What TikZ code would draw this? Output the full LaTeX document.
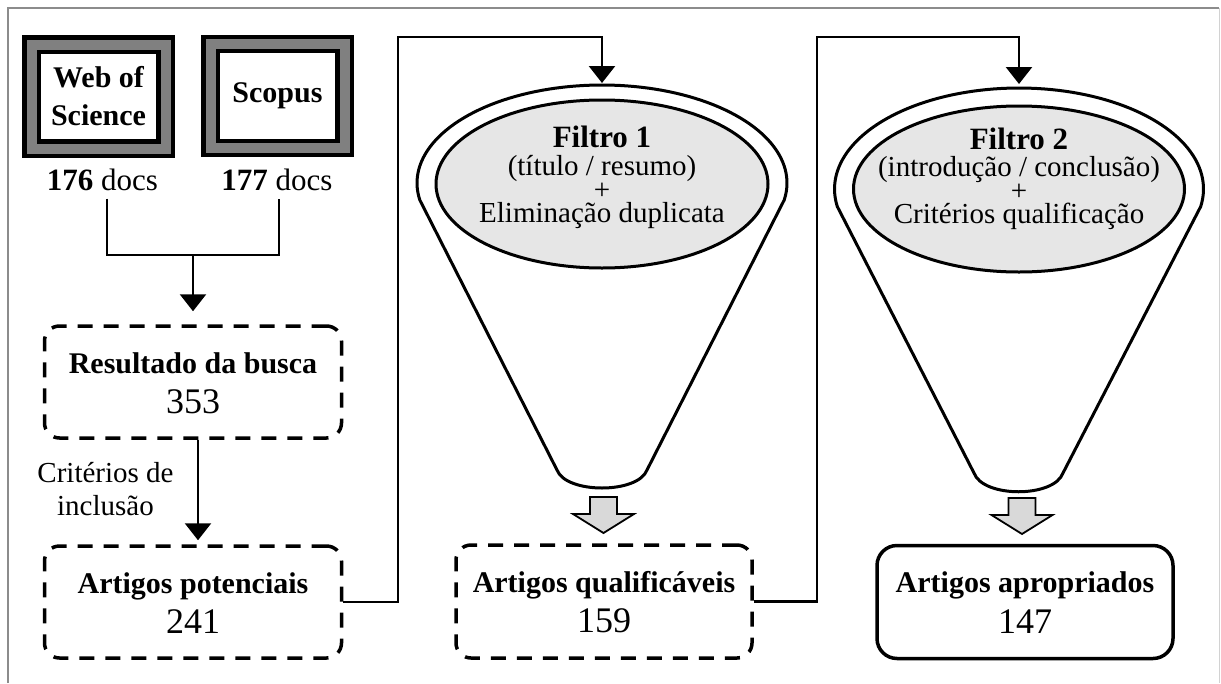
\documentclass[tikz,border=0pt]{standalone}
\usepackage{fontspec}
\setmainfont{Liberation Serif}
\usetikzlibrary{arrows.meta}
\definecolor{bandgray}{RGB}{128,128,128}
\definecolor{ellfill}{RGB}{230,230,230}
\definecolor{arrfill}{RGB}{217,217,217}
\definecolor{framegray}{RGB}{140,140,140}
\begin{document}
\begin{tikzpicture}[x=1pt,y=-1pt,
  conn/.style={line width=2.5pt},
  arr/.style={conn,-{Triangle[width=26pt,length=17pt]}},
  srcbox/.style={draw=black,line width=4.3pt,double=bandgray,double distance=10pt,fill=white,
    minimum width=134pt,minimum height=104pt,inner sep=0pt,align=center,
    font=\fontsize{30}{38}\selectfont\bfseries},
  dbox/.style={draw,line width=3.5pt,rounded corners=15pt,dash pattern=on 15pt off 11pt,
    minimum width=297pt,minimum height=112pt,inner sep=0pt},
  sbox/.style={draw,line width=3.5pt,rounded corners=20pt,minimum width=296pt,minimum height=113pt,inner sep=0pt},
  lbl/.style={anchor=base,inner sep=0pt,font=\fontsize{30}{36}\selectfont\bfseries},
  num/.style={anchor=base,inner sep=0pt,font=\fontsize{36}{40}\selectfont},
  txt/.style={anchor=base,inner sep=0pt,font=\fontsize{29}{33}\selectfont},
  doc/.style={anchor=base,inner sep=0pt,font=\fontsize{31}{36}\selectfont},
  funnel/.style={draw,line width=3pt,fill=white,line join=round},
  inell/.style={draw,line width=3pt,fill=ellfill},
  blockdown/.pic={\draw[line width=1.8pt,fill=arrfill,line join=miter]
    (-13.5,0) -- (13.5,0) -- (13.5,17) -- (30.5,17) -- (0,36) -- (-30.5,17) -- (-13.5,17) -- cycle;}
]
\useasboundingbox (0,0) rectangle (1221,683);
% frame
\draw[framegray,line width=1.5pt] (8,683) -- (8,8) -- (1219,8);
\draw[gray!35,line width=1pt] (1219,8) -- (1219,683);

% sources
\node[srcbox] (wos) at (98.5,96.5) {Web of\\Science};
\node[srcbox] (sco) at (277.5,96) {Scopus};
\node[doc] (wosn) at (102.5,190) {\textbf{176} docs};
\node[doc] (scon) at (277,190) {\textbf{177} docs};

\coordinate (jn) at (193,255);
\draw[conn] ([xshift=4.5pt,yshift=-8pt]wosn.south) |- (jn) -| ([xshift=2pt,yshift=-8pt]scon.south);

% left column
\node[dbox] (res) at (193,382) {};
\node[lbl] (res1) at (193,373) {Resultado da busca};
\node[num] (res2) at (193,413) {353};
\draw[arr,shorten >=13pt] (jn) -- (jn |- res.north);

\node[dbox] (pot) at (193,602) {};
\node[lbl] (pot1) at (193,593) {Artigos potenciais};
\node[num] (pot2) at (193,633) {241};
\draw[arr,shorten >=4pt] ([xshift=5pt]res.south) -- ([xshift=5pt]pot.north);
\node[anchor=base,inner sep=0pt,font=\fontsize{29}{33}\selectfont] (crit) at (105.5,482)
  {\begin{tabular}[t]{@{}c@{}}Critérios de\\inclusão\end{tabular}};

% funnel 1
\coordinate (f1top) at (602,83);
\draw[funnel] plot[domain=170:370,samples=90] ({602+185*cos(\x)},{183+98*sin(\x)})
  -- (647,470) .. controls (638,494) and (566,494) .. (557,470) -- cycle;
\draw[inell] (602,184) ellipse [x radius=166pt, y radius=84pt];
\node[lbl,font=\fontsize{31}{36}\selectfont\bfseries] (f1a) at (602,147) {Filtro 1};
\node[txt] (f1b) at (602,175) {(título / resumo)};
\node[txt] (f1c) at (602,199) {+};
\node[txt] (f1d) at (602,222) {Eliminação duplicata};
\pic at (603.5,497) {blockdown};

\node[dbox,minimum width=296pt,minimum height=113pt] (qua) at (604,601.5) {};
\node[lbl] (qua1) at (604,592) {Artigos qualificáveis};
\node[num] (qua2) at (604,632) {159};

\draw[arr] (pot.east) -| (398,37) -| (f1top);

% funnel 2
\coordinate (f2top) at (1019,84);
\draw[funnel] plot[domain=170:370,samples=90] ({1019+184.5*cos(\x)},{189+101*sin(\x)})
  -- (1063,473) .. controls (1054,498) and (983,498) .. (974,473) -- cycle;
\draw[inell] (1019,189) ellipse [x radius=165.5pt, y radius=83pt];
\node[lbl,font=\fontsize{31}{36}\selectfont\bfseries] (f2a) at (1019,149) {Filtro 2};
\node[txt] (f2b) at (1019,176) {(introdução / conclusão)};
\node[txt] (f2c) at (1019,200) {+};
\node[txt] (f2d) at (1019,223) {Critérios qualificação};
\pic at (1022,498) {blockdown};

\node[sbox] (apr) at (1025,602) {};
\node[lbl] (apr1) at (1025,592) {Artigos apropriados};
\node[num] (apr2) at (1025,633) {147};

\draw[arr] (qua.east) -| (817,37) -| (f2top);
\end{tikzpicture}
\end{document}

-.-.-

# Stated exercise
All the lines above are to be given again exactly as they read, with the pictures removed.

# Task response
What TikZ code would draw this? Output the full LaTeX document.
\documentclass[tikz,border=0pt]{standalone}
\usepackage{fontspec}
\setmainfont{Liberation Serif}
\usetikzlibrary{arrows.meta}
\definecolor{bandgray}{RGB}{128,128,128}
\definecolor{ellfill}{RGB}{230,230,230}
\definecolor{arrfill}{RGB}{217,217,217}
\definecolor{framegray}{RGB}{140,140,140}
\begin{document}
\begin{tikzpicture}[x=1pt,y=-1pt,
  conn/.style={line width=2.5pt},
  arr/.style={conn,-{Triangle[width=26pt,length=17pt]}},
  srcbox/.style={draw=black,line width=4.3pt,double=bandgray,double distance=10pt,fill=white,
    minimum width=134pt,minimum height=104pt,inner sep=0pt,align=center,
    font=\fontsize{30}{38}\selectfont\bfseries},
  dbox/.style={draw,line width=3.5pt,rounded corners=15pt,dash pattern=on 15pt off 11pt,
    minimum width=297pt,minimum height=112pt,inner sep=0pt},
  sbox/.style={draw,line width=3.5pt,rounded corners=20pt,minimum width=296pt,minimum height=113pt,inner sep=0pt},
  lbl/.style={anchor=base,inner sep=0pt,font=\fontsize{30}{36}\selectfont\bfseries},
  num/.style={anchor=base,inner sep=0pt,font=\fontsize{36}{40}\selectfont},
  txt/.style={anchor=base,inner sep=0pt,font=\fontsize{29}{33}\selectfont},
  doc/.style={anchor=base,inner sep=0pt,font=\fontsize{31}{36}\selectfont},
  funnel/.style={draw,line width=3pt,fill=white,line join=round},
  inell/.style={draw,line width=3pt,fill=ellfill},
  blockdown/.pic={\draw[line width=1.8pt,fill=arrfill,line join=miter]
    (-13.5,0) -- (13.5,0) -- (13.5,17) -- (30.5,17) -- (0,36) -- (-30.5,17) -- (-13.5,17) -- cycle;}
]
\useasboundingbox (0,0) rectangle (1221,683);
% frame
\draw[framegray,line width=1.5pt] (8,683) -- (8,8) -- (1219,8);
\draw[gray!35,line width=1pt] (1219,8) -- (1219,683);

% sources
\node[srcbox] (wos) at (98.5,96.5) {Web of\\Science};
\node[srcbox] (sco) at (277.5,96) {Scopus};
\node[doc] (wosn) at (102.5,190) {\textbf{176} docs};
\node[doc] (scon) at (277,190) {\textbf{177} docs};

\coordinate (jn) at (193,255);
\draw[conn] ([xshift=4.5pt,yshift=-8pt]wosn.south) |- (jn) -| ([xshift=2pt,yshift=-8pt]scon.south);

% left column
\node[dbox] (res) at (193,382) {};
\node[lbl] (res1) at (193,373) {Resultado da busca};
\node[num] (res2) at (193,413) {353};
\draw[arr,shorten >=13pt] (jn) -- (jn |- res.north);

\node[dbox] (pot) at (193,602) {};
\node[lbl] (pot1) at (193,593) {Artigos potenciais};
\node[num] (pot2) at (193,633) {241};
\draw[arr,shorten >=4pt] ([xshift=5pt]res.south) -- ([xshift=5pt]pot.north);
\node[anchor=base,inner sep=0pt,font=\fontsize{29}{33}\selectfont] (crit) at (105.5,482)
  {\begin{tabular}[t]{@{}c@{}}Critérios de\\inclusão\end{tabular}};

% funnel 1
\coordinate (f1top) at (602,83);
\draw[funnel] plot[domain=170:370,samples=90] ({602+185*cos(\x)},{183+98*sin(\x)})
  -- (647,470) .. controls (638,494) and (566,494) .. (557,470) -- cycle;
\draw[inell] (602,184) ellipse [x radius=166pt, y radius=84pt];
\node[lbl,font=\fontsize{31}{36}\selectfont\bfseries] (f1a) at (602,147) {Filtro 1};
\node[txt] (f1b) at (602,175) {(título / resumo)};
\node[txt] (f1c) at (602,199) {+};
\node[txt] (f1d) at (602,222) {Eliminação duplicata};
\pic at (603.5,497) {blockdown};

\node[dbox,minimum width=296pt,minimum height=113pt] (qua) at (604,601.5) {};
\node[lbl] (qua1) at (604,592) {Artigos qualificáveis};
\node[num] (qua2) at (604,632) {159};

\draw[arr] (pot.east) -| (398,37) -| (f1top);

% funnel 2
\coordinate (f2top) at (1019,84);
\draw[funnel] plot[domain=170:370,samples=90] ({1019+184.5*cos(\x)},{189+101*sin(\x)})
  -- (1063,473) .. controls (1054,498) and (983,498) .. (974,473) -- cycle;
\draw[inell] (1019,189) ellipse [x radius=165.5pt, y radius=83pt];
\node[lbl,font=\fontsize{31}{36}\selectfont\bfseries] (f2a) at (1019,149) {Filtro 2};
\node[txt] (f2b) at (1019,176) {(introdução / conclusão)};
\node[txt] (f2c) at (1019,200) {+};
\node[txt] (f2d) at (1019,223) {Critérios qualificação};
\pic at (1022,498) {blockdown};

\node[sbox] (apr) at (1025,602) {};
\node[lbl] (apr1) at (1025,592) {Artigos apropriados};
\node[num] (apr2) at (1025,633) {147};

\draw[arr] (qua.east) -| (817,37) -| (f2top);
\end{tikzpicture}
\end{document}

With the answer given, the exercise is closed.